DATA SECTION

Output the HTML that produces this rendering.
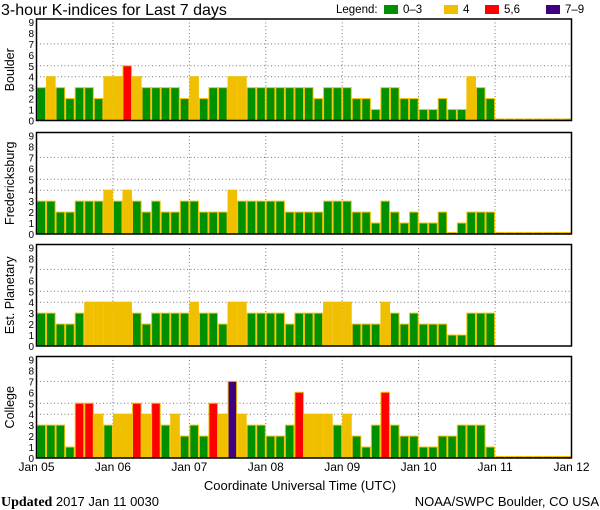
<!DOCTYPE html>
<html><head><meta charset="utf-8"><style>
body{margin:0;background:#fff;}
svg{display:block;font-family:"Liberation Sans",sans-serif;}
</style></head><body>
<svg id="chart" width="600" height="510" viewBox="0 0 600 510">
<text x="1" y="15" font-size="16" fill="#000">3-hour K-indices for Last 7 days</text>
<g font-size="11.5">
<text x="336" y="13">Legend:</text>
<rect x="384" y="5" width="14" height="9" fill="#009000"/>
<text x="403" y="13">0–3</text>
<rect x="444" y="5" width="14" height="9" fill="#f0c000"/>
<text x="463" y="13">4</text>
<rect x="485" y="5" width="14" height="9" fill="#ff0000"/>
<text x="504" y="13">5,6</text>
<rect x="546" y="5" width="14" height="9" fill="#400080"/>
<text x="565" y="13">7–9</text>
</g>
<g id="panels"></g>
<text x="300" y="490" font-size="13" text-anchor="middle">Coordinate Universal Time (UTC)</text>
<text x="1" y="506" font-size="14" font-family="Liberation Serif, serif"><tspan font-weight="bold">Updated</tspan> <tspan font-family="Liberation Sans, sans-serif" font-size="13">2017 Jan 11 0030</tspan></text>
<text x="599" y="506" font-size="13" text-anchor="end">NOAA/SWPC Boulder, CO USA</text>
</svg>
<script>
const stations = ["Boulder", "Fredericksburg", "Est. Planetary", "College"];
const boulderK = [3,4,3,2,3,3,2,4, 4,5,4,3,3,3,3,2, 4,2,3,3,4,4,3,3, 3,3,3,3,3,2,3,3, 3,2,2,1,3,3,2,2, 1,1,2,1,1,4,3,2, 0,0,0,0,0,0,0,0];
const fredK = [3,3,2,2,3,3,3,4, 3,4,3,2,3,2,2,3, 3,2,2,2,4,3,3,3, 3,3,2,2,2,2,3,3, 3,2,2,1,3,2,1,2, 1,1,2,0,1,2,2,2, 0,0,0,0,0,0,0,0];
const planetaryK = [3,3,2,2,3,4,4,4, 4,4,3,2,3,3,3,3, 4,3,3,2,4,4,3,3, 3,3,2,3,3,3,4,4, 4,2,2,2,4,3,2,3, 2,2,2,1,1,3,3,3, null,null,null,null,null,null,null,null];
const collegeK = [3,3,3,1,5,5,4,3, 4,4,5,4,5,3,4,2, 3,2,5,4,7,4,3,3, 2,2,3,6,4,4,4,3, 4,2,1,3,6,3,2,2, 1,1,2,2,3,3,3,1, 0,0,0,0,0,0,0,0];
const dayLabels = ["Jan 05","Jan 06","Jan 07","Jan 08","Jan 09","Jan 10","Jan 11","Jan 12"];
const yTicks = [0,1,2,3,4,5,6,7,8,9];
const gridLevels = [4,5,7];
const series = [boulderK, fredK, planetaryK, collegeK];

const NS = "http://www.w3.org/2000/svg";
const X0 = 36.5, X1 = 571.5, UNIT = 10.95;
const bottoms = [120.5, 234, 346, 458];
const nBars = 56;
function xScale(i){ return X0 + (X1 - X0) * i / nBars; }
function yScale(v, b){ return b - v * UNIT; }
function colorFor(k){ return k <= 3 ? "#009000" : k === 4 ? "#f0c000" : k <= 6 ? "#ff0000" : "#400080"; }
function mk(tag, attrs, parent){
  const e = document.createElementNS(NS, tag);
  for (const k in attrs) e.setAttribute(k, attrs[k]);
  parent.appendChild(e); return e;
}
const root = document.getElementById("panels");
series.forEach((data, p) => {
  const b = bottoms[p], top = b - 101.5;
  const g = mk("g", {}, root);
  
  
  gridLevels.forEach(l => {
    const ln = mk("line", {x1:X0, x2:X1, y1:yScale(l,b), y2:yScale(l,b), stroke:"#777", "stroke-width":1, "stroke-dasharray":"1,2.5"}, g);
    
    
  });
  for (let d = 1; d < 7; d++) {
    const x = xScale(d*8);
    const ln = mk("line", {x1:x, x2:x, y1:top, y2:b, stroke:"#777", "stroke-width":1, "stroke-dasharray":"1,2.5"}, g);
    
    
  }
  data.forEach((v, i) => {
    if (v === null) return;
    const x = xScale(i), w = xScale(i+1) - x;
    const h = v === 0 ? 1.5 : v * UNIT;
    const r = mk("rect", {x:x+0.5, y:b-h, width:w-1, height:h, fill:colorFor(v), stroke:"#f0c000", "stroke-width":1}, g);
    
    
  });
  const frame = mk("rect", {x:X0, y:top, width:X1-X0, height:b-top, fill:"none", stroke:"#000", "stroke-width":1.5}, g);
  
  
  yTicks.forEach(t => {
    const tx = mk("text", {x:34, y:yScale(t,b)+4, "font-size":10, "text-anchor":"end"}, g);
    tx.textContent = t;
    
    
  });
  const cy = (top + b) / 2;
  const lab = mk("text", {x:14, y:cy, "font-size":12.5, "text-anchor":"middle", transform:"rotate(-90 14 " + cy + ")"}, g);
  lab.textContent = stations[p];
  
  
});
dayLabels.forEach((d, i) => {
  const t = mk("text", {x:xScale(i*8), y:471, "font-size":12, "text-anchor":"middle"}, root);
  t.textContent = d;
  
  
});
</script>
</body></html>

TASK TO COMPLETE
Output the data exactly. Pictures don't belong in the result.

WRITTEN ANSWER
Output the HTML that produces this rendering.
<!DOCTYPE html>
<html><head><meta charset="utf-8"><style>
body{margin:0;background:#fff;}
svg{display:block;font-family:"Liberation Sans",sans-serif;}
</style></head><body>
<svg id="chart" width="600" height="510" viewBox="0 0 600 510">
<text x="1" y="15" font-size="16" fill="#000">3-hour K-indices for Last 7 days</text>
<g font-size="11.5">
<text x="336" y="13">Legend:</text>
<rect x="384" y="5" width="14" height="9" fill="#009000"/>
<text x="403" y="13">0–3</text>
<rect x="444" y="5" width="14" height="9" fill="#f0c000"/>
<text x="463" y="13">4</text>
<rect x="485" y="5" width="14" height="9" fill="#ff0000"/>
<text x="504" y="13">5,6</text>
<rect x="546" y="5" width="14" height="9" fill="#400080"/>
<text x="565" y="13">7–9</text>
</g>
<g id="panels"></g>
<text x="300" y="490" font-size="13" text-anchor="middle">Coordinate Universal Time (UTC)</text>
<text x="1" y="506" font-size="14" font-family="Liberation Serif, serif"><tspan font-weight="bold">Updated</tspan> <tspan font-family="Liberation Sans, sans-serif" font-size="13">2017 Jan 11 0030</tspan></text>
<text x="599" y="506" font-size="13" text-anchor="end">NOAA/SWPC Boulder, CO USA</text>
</svg>
<script>
const stations = ["Boulder", "Fredericksburg", "Est. Planetary", "College"];
const boulderK = [3,4,3,2,3,3,2,4, 4,5,4,3,3,3,3,2, 4,2,3,3,4,4,3,3, 3,3,3,3,3,2,3,3, 3,2,2,1,3,3,2,2, 1,1,2,1,1,4,3,2, 0,0,0,0,0,0,0,0];
const fredK = [3,3,2,2,3,3,3,4, 3,4,3,2,3,2,2,3, 3,2,2,2,4,3,3,3, 3,3,2,2,2,2,3,3, 3,2,2,1,3,2,1,2, 1,1,2,0,1,2,2,2, 0,0,0,0,0,0,0,0];
const planetaryK = [3,3,2,2,3,4,4,4, 4,4,3,2,3,3,3,3, 4,3,3,2,4,4,3,3, 3,3,2,3,3,3,4,4, 4,2,2,2,4,3,2,3, 2,2,2,1,1,3,3,3, null,null,null,null,null,null,null,null];
const collegeK = [3,3,3,1,5,5,4,3, 4,4,5,4,5,3,4,2, 3,2,5,4,7,4,3,3, 2,2,3,6,4,4,4,3, 4,2,1,3,6,3,2,2, 1,1,2,2,3,3,3,1, 0,0,0,0,0,0,0,0];
const dayLabels = ["Jan 05","Jan 06","Jan 07","Jan 08","Jan 09","Jan 10","Jan 11","Jan 12"];
const yTicks = [0,1,2,3,4,5,6,7,8,9];
const gridLevels = [4,5,7];
const series = [boulderK, fredK, planetaryK, collegeK];

const NS = "http://www.w3.org/2000/svg";
const X0 = 36.5, X1 = 571.5, UNIT = 10.95;
const bottoms = [120.5, 234, 346, 458];
const nBars = 56;
function xScale(i){ return X0 + (X1 - X0) * i / nBars; }
function yScale(v, b){ return b - v * UNIT; }
function colorFor(k){ return k <= 3 ? "#009000" : k === 4 ? "#f0c000" : k <= 6 ? "#ff0000" : "#400080"; }
function mk(tag, attrs, parent){
  const e = document.createElementNS(NS, tag);
  for (const k in attrs) e.setAttribute(k, attrs[k]);
  parent.appendChild(e); return e;
}
const root = document.getElementById("panels");
series.forEach((data, p) => {
  const b = bottoms[p], top = b - 101.5;
  const g = mk("g", {}, root);
  
  
  gridLevels.forEach(l => {
    const ln = mk("line", {x1:X0, x2:X1, y1:yScale(l,b), y2:yScale(l,b), stroke:"#777", "stroke-width":1, "stroke-dasharray":"1,2.5"}, g);
    
    
  });
  for (let d = 1; d < 7; d++) {
    const x = xScale(d*8);
    const ln = mk("line", {x1:x, x2:x, y1:top, y2:b, stroke:"#777", "stroke-width":1, "stroke-dasharray":"1,2.5"}, g);
    
    
  }
  data.forEach((v, i) => {
    if (v === null) return;
    const x = xScale(i), w = xScale(i+1) - x;
    const h = v === 0 ? 1.5 : v * UNIT;
    const r = mk("rect", {x:x+0.5, y:b-h, width:w-1, height:h, fill:colorFor(v), stroke:"#f0c000", "stroke-width":1}, g);
    
    
  });
  const frame = mk("rect", {x:X0, y:top, width:X1-X0, height:b-top, fill:"none", stroke:"#000", "stroke-width":1.5}, g);
  
  
  yTicks.forEach(t => {
    const tx = mk("text", {x:34, y:yScale(t,b)+4, "font-size":10, "text-anchor":"end"}, g);
    tx.textContent = t;
    
    
  });
  const cy = (top + b) / 2;
  const lab = mk("text", {x:14, y:cy, "font-size":12.5, "text-anchor":"middle", transform:"rotate(-90 14 " + cy + ")"}, g);
  lab.textContent = stations[p];
  
  
});
dayLabels.forEach((d, i) => {
  const t = mk("text", {x:xScale(i*8), y:471, "font-size":12, "text-anchor":"middle"}, root);
  t.textContent = d;
  
  
});
</script>
</body></html>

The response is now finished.